→ **EXERCISE AIM**:
Everything from the first line of the data through the line with "Chart.register(...registerables);" is to be echoed exactly, minus the pictures.

-- START GIVEN MATERIAL --

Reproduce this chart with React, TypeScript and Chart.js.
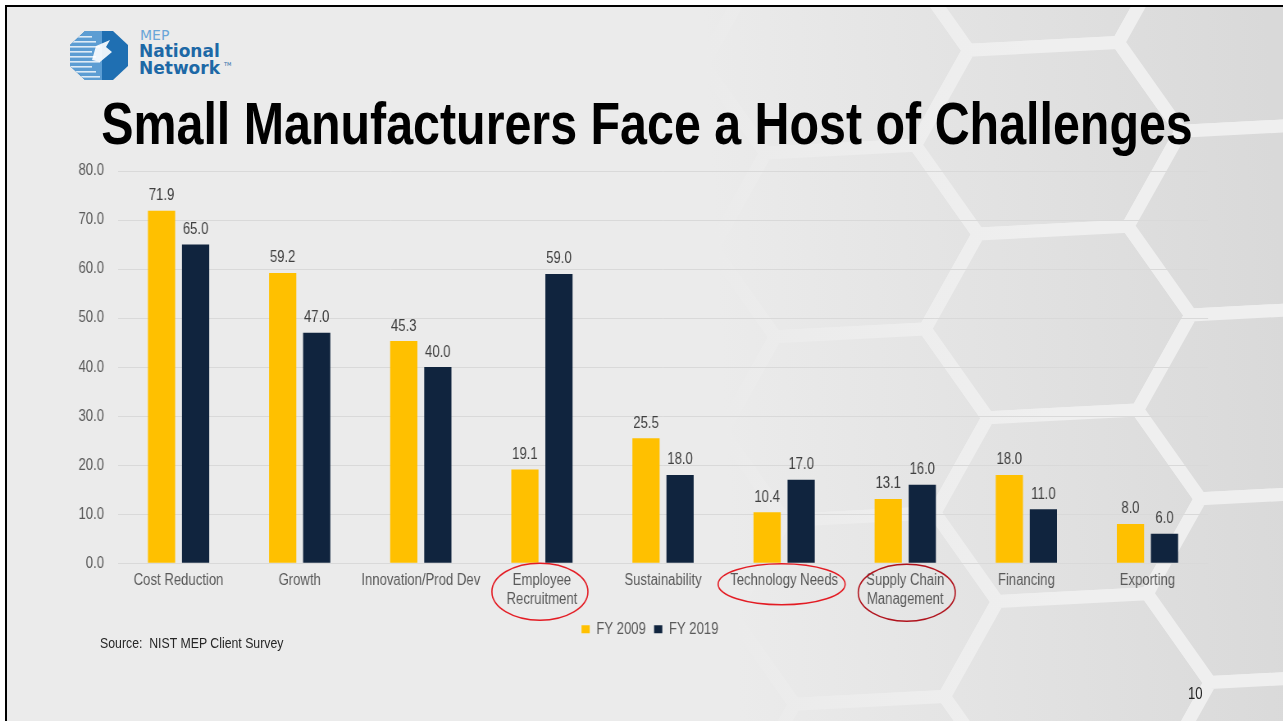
import React, { useEffect, useRef } from "react";
import { Chart, registerables } from "chart.js";

Chart.register(...registerables);

// ---------- data ----------
const categories: string[][] = [
  ["Cost Reduction"],
  ["Growth"],
  ["Innovation/Prod Dev"],
  ["Employee", "Recruitment"],
  ["Sustainability"],
  ["Technology Needs"],
  ["Supply Chain", "Management"],
  ["Financing"],
  ["Exporting"],
];
const fy2009: number[] = [71.9, 59.2, 45.3, 19.1, 25.5, 10.4, 13.1, 18.0, 8.0];
const fy2019: number[] = [65.0, 47.0, 40.0, 59.0, 18.0, 17.0, 16.0, 11.0, 6.0];
const seriesNames: string[] = ["FY 2009", "FY 2019"];
const yMin = 0;
const yMax = 80;
const yStep = 10;
const circledCategories: number[] = [3, 5, 6];

// Arial Narrow is emulated by drawing Liberation Sans horizontally condensed.
const S = 0.82;
const CANVAS_W = 1565;
const FONT = '"Liberation Sans", Arial, sans-serif';

// ---------- plugins ----------
const valueLabels = {
  id: "valueLabels",
  afterDatasetsDraw(chart: any) {
    const { ctx } = chart;
    ctx.save();
    ctx.font = `16px ${FONT}`;
    ctx.fillStyle = "#404040";
    ctx.textAlign = "center";
    ctx.textBaseline = "middle";
    chart.data.datasets.forEach((ds: any, di: number) => {
      const meta = chart.getDatasetMeta(di);
      meta.data.forEach((bar: any, i: number) => {
        const v = ds.data[i] as number;
        ctx.fillText(v.toFixed(1), bar.x, bar.y - 15);
      });
    });
    ctx.restore();
  },
};

const ellipseStyles: Record<number, any> = {
  3: { dx: -2, dy: 28.5, rx: 48, ry: 28.5, color: "#e31b23" },
  5: { dx: -2.5, dy: 21, rx: 63.5, ry: 20.5, color: "#e31b23" },
  6: { dx: 1.5, dy: 29.5, rx: 48.5, ry: 28.5, color: "#b0121c" },
};

const labelEllipses = {
  id: "labelEllipses",
  afterDraw(chart: any) {
    const { ctx } = chart;
    const xs = chart.scales.x;
    const bottom = chart.chartArea.bottom;
    ctx.save();
    circledCategories.forEach((idx) => {
      const st = ellipseStyles[idx];
      const cx = xs.getPixelForValue(idx) + st.dx / S;
      const cy = bottom + st.dy;
      ctx.strokeStyle = st.color;
      ctx.lineWidth = 1.6;
      ctx.beginPath();
      ctx.ellipse(cx, cy, st.rx / S, st.ry, 0, 0, Math.PI * 2);
      ctx.stroke();
    });
    ctx.restore();
  },
};

const legendShift = {
  id: "legendShift",
  afterLayout(chart: any) {
    const lg = chart.legend;
    if (lg) {
      lg.left += 8.5;
      lg.right += 8.5;
    }
  },
};

// ---------- decorative background ----------
function hexPoints(cx: number, cy: number): string {
  const a = 75,
    b = 58,
    h = 92;
  const pts = [
    [cx - a - b, cy],
    [cx - a, cy - h],
    [cx + a, cy - h],
    [cx + a + b, cy],
    [cx + a, cy + h],
    [cx - a, cy + h],
  ];
  return pts.map((p) => p.join(",")).join(" ");
}

function HexBackground() {
  const hexes: string[] = [];
  for (let c = -6; c <= 2; c++) {
    for (let r = -3; r <= 5; r++) {
      const cx = 1058 + c * 208;
      const cy = 322 + r * 184 + (Math.abs(c) % 2 === 1 ? 92 : 0);
      hexes.push(hexPoints(cx, cy));
    }
  }
  return (
    <svg width={1283} height={721} style={{ position: "absolute", left: 0, top: 0 }}>
      <defs>
        <linearGradient id="hexFill" gradientUnits="userSpaceOnUse" x1="720" y1="0" x2="1283" y2="0">
          <stop offset="0" stopColor="#ebebeb" />
          <stop offset="1" stopColor="#d9d9d9" />
        </linearGradient>
        <linearGradient id="hexStroke" gradientUnits="userSpaceOnUse" x1="720" y1="0" x2="1050" y2="0">
          <stop offset="0" stopColor="#ebebeb" />
          <stop offset="1" stopColor="#efefef" />
        </linearGradient>
      </defs>
      <rect x={0} y={0} width={1283} height={721} fill="#ebebeb" />
      <g transform="rotate(-3 1058 322)">
        {hexes.map((p, i) => (
          <polygon key={i} points={p} fill="url(#hexFill)" stroke="url(#hexStroke)" strokeWidth={13} />
        ))}
      </g>
    </svg>
  );
}

function Logo() {
  return (
    <svg width={240} height={90} style={{ position: "absolute", left: 0, top: 0 }}>
      <defs>
        <clipPath id="octa">
          <polygon points="85,31 113,31 128,45 128,66 113,80 85,80 70,66 70,45" />
        </clipPath>
      </defs>
      <g clipPath="url(#octa)">
        <rect x={70} y={30} width={60} height={52} fill="#1f6fb2" />
        <rect x={70} y={30} width={32} height={52} fill="#5c9dd3" />
        {[36, 41, 46, 51, 56, 61, 66, 71, 76].map((y, i) => (
          <rect key={i} x={70} y={y} width={22 + (i % 3) * 4} height={1.6} fill="#ffffff" opacity={0.8} />
        ))}
        <path d="M96,46 L110,40 L106,47 L112,52 L100,62 L92,60 Z" fill="#ffffff" opacity={0.9} />
      </g>
      <text x={140} y={40} fontFamily="DejaVu Sans" fontSize={14} fill="#6aa6d8">
        MEP
      </text>
      <text x={139} y={57} fontFamily="DejaVu Sans" fontWeight="bold" fontSize={17} fill="#1d68a6">
        National
      </text>
      <text x={139} y={74} fontFamily="DejaVu Sans" fontWeight="bold" fontSize={17} fill="#1d68a6">
        Network
      </text>
      <text x={224} y={66} fontFamily="DejaVu Sans" fontSize={5} fill="#1d68a6">
        TM
      </text>
    </svg>
  );
}

// ---------- chart ----------
function BarChart() {
  const ref = useRef<HTMLCanvasElement | null>(null);
  useEffect(() => {
    if (!ref.current) return;
    const font = { family: FONT, size: 16 };
    const chart = new Chart(ref.current, {
      type: "bar",
      data: {
        labels: categories,
        datasets: [
          {
            label: seriesNames[0],
            data: fy2009,
            backgroundColor: "#FFC000",
            categoryPercentage: 0.562,
            barPercentage: 0.8,
          },
          {
            label: seriesNames[1],
            data: fy2019,
            backgroundColor: "#10243E",
            categoryPercentage: 0.562,
            barPercentage: 0.8,
          },
        ],
      },
      options: {
        responsive: false,
        animation: false,
        layout: { padding: { left: 95.1, right: 91.8, top: 171, bottom: 73.8 } },
        scales: {
          x: {
            grid: { display: false, drawTicks: false },
            border: { display: false },
            ticks: {
              color: "#595959",
              font,
              padding: 8,
              maxRotation: 0,
              autoSkip: false,
            },
            afterFit: (s: any) => {
              s.height = 48;
            },
          },
          y: {
            min: yMin,
            max: yMax,
            ticks: {
              stepSize: yStep,
              color: "#595959",
              font,
              padding: 17.1,
              callback: (v: any) => Number(v).toFixed(1),
            },
            grid: { color: "#d9d9d9", drawTicks: false, lineWidth: 1 },
            border: { display: false },
            afterFit: (s: any) => {
              s.width = 48.8;
            },
          },
        },
        plugins: {
          legend: {
            position: "bottom",
            labels: {
              boxWidth: 10,
              boxHeight: 8,
              padding: 10,
              color: "#595959",
              font,
            },
          },
          tooltip: { enabled: false },
        },
      },
      plugins: [valueLabels, labelEllipses, legendShift],
    } as any);
    return () => chart.destroy();
  }, []);
  return (
    <canvas
      ref={ref}
      width={CANVAS_W}
      height={721}
      style={{
        position: "absolute",
        left: 0,
        top: 0,
        width: CANVAS_W,
        height: 721,
        display: "block",
        transform: `scaleX(${S})`,
        transformOrigin: "0 0",
      }}
    />
  );
}

export default function App() {
  return (
    <div
      style={{
        position: "absolute",
        left: 0,
        top: 0,
        width: 1283,
        height: 721,
        overflow: "hidden",
        background: "#ffffff",
      }}
    >
      <div
        style={{
          position: "absolute",
          left: 5,
          top: 5,
          width: 1300,
          height: 740,
          overflow: "hidden",
          borderLeft: "2px solid #000",
          borderTop: "2px solid #000",
        }}
      >
        <div style={{ position: "absolute", left: -7, top: -7, width: 1283, height: 721 }}>
          <HexBackground />
          <Logo />
          <div
            style={{
              position: "absolute",
              left: -353.5,
              top: 95,
              width: 2000,
              textAlign: "center",
              fontFamily: FONT,
              fontWeight: "bold",
              fontSize: 59,
              lineHeight: "59px",
              color: "#000",
              whiteSpace: "nowrap",
              transform: `scaleX(${S})`,
              transformOrigin: "1000px 0",
            }}
          >
            Small Manufacturers Face a Host of Challenges
          </div>
          <BarChart />
          <div
            style={{
              position: "absolute",
              left: 100,
              top: 635,
              fontFamily: FONT,
              fontSize: 15,
              lineHeight: "15px",
              color: "#262626",
              whiteSpace: "pre",
              transform: `scaleX(${S})`,
              transformOrigin: "0 0",
            }}
          >
            {"Source:  NIST MEP Client Survey"}
          </div>
          <div
            style={{
              position: "absolute",
              left: 1188,
              top: 686,
              fontFamily: FONT,
              fontSize: 16,
              lineHeight: "16px",
              color: "#262626",
              transform: `scaleX(${S})`,
              transformOrigin: "0 0",
            }}
          >
            10
          </div>
        </div>
      </div>
    </div>
  );
}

-- END GIVEN MATERIAL --

→ **RESULT BELOW**:
Reproduce this chart with React, TypeScript and Chart.js.
import React, { useEffect, useRef } from "react";
import { Chart, registerables } from "chart.js";

Chart.register(...registerables);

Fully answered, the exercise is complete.